Podział punktów w Rzymie. Szczęsny musiał opuścić wcześniej murawę
Ogromne emocje przeżywaliśmy dzięki pojedynkowi Romy z Barceloną. Zgodnie z oczekiwaniami spotkanie było zacięte, a ostatecznie obydwie drużyny podzieliły się punktami. Niestety przedwcześnie murawę musiał opuścić Wojciech Szczęsny.
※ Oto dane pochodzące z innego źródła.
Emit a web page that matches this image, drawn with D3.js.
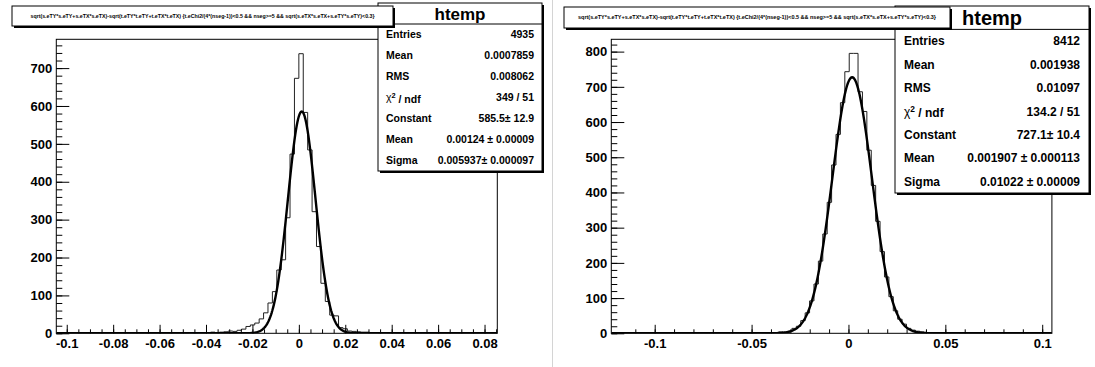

Triumfator poprzedniej edycji Ligi Mistrzów rozpoczął przygodę z tymi elitarnym rozgrywkami w obecnym sezonie w Rzymie. Italia dla Barcelony w ostatnich latach nie była gościnna, dlatego jasne było to, że przed zespołem prowadzonym przez Luisa Enrique trudne zadanie. Swoją drogą, dla samego szkoleniowca to był również wyjątkowy wieczór. Hiszpan prawdziwą przygodę z trenerskim fachem rozpoczynał właśnie w Rzymie.
Oczywiście w barwach Romy w pierwszym składzie wybiegł Szczęsny, który na początku sezonu znajdował się w bardzo wysokiej dyspozycji. Jednak polski golkiper został pokonany już w 21. minucie spotkania. Po dobrym rozegraniu piłki Ivan Rakitić bardzo mocno dośrodkował w pole karne gospodarzy, a tam czekał Luis Suarez. Urugwajczyk tylko dostawił głowę i dał swojej drużynie prowdzenie. Polak nie miał nic do powiedzenia.
AS Roma odpowiedziała już po kilku minutach. I to jak! Alessandro Florenzi oddał uderzenie z kilkudziesięciu metrów lobując Andre ter Stegena. Bramkarz Barcelony był trochę źle ustawiony, dzięki czemu Włosi bardzo szybko doprowadzili do wyrównania. Ostatecznie mecz w Rzymie zakończył się wynikiem właśnie 1:1. W 50. minucie z powodu urazu boisko musiał niestety opuścić Szczęsny.